Now, part of the bondage in the mind was the arrogance of independence. We had declared our independence from God, "We're going to live our own lives." And legalism came in, and connected with some categories of people, not everybody, but there's some people that know that they want to do better morally, but they're just every bit as much independent from God as they ever were. They are climbing a moral ladder up to heaven by their own efforts in keeping the law. It was still independence. They're lifting themselves up, and it's very devil-like. Like we saw in Isaiah 14, "I will, I will, I will ascend," and that's that moralistic legalism. But the depth, and power, and complexity, and sinister nature of Satan's bondage was hidden from our eyes, we couldn't see it. He had ensnared the human race in unbreakable cords of compulsion, we had no choice but to sin.
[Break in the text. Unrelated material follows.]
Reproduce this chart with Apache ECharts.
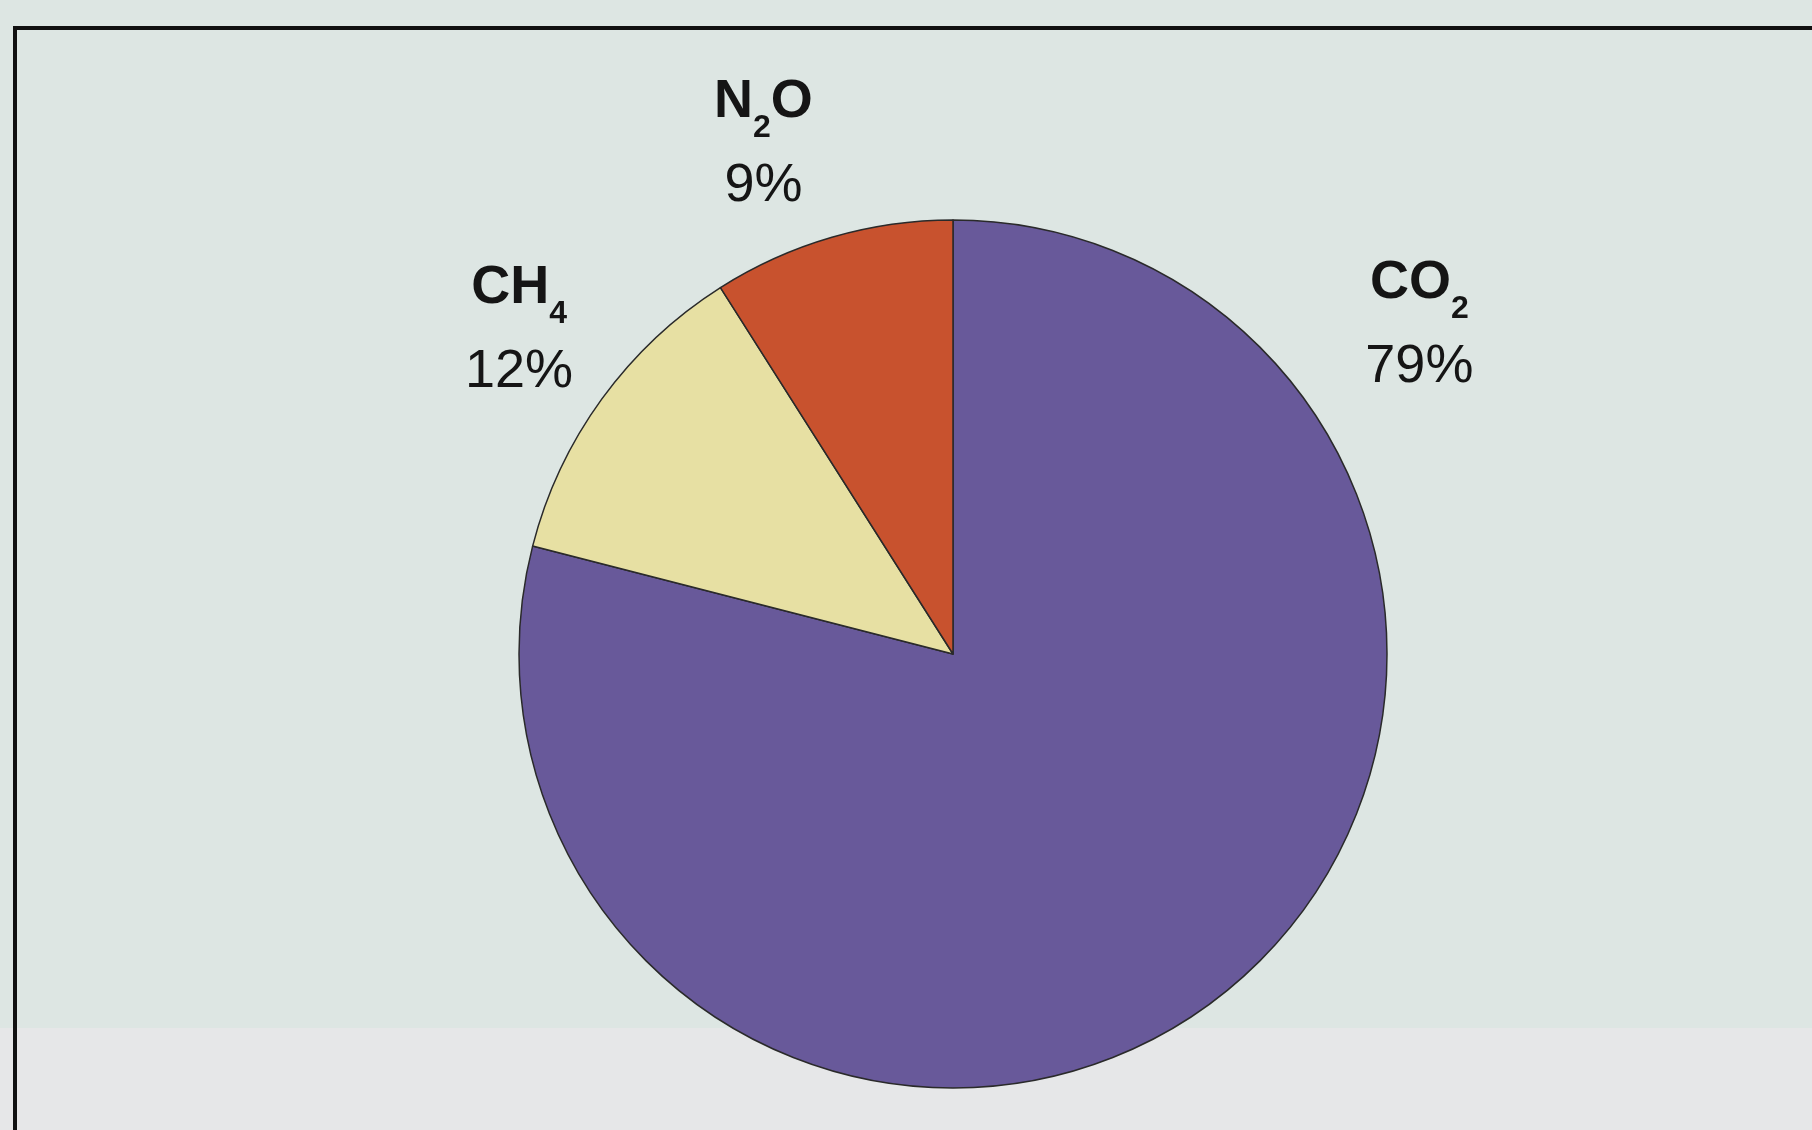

And the essence of it was in the mind, and in the heart, as it says in Romans 8:7-8, "For the mindset of the flesh is hostile to God, because it does not submit to God's law, indeed it cannot do so." We couldn't keep the law, we hated it.

We were wrapped up in invisible chains and we could not break them. We needed a savior, and so Christ has set us free. It is for freedom that Christ came into the world. It was for freedom that Christ was incarnated by the Holy Spirit of the Virgin Mary. It was for freedom that Christ never sinned, so that he could give us righteousness. It was for freedom that he did these miracles of grace. It was for freedom he died on the cross and for freedom that he rose from the dead. For freedom, he did all of these things.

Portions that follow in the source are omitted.